Only the lines from the start of the data through the line containing "XAxis, YAxis, ReferenceDot" should be written out, exactly as they are, with both ends included and the pictures left out.
------------
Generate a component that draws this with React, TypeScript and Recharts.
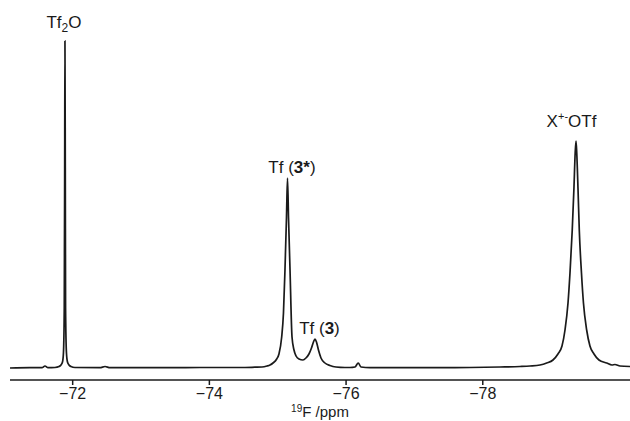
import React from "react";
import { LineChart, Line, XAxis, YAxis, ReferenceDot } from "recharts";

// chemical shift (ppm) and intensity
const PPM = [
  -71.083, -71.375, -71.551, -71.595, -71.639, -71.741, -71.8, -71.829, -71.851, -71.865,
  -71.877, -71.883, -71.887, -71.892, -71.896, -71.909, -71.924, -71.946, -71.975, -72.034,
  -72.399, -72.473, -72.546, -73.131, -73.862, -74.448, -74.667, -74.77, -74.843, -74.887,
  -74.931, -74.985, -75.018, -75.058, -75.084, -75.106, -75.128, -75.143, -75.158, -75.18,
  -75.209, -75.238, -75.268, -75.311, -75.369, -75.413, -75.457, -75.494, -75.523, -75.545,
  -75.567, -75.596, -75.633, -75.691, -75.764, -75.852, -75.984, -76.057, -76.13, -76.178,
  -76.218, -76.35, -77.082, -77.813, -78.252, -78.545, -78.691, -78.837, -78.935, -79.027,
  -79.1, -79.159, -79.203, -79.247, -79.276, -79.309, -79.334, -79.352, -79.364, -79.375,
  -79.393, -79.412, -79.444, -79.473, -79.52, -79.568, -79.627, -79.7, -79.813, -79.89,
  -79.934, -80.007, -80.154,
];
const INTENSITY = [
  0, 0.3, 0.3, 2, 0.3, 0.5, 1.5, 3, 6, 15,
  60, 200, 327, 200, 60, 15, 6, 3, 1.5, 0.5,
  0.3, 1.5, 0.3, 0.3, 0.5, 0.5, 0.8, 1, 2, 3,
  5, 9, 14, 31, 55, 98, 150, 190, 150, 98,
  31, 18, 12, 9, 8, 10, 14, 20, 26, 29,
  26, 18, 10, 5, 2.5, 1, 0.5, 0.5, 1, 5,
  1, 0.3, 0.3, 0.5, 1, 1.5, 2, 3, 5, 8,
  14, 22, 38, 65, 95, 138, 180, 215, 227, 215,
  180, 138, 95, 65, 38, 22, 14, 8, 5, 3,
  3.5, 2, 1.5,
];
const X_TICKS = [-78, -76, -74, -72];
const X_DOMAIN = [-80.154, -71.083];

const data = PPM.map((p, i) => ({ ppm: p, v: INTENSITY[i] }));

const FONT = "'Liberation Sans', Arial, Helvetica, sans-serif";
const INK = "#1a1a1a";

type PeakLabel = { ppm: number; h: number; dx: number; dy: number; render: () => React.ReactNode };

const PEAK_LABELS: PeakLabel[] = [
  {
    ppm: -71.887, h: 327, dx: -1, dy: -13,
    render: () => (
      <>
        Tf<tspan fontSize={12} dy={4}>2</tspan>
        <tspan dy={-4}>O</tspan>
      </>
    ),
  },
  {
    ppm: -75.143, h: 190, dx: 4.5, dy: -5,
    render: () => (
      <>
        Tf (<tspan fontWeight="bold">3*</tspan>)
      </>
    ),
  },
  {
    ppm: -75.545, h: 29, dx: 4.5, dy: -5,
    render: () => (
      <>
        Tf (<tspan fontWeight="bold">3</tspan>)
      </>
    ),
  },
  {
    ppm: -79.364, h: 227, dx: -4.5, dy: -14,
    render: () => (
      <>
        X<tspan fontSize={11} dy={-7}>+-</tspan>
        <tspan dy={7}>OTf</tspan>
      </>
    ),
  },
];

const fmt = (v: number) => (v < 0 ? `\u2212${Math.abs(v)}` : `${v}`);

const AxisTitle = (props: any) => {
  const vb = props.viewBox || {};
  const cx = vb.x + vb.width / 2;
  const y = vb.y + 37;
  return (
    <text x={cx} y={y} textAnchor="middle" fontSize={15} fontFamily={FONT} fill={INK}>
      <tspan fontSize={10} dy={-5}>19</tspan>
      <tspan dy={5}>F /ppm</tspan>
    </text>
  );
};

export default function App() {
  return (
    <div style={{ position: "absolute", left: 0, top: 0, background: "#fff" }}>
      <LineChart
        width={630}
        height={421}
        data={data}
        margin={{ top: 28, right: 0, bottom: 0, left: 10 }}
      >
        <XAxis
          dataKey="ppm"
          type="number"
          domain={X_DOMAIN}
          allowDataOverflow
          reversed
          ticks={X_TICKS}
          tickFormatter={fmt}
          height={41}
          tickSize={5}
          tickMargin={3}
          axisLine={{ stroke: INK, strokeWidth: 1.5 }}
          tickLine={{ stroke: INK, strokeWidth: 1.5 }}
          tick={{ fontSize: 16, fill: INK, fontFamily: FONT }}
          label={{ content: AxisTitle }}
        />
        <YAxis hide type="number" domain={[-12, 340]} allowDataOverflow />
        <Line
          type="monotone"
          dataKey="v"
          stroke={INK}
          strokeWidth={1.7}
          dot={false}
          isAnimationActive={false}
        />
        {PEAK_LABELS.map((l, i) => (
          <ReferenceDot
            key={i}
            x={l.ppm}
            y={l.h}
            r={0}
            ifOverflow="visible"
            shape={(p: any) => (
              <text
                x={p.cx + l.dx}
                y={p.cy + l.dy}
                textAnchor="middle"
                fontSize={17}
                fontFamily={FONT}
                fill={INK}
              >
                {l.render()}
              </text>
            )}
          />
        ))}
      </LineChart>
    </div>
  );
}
------------
◆ **OUTPUT FOR THIS TASK**:
Generate a component that draws this with React, TypeScript and Recharts.
import React from "react";
import { LineChart, Line, XAxis, YAxis, ReferenceDot } from "recharts";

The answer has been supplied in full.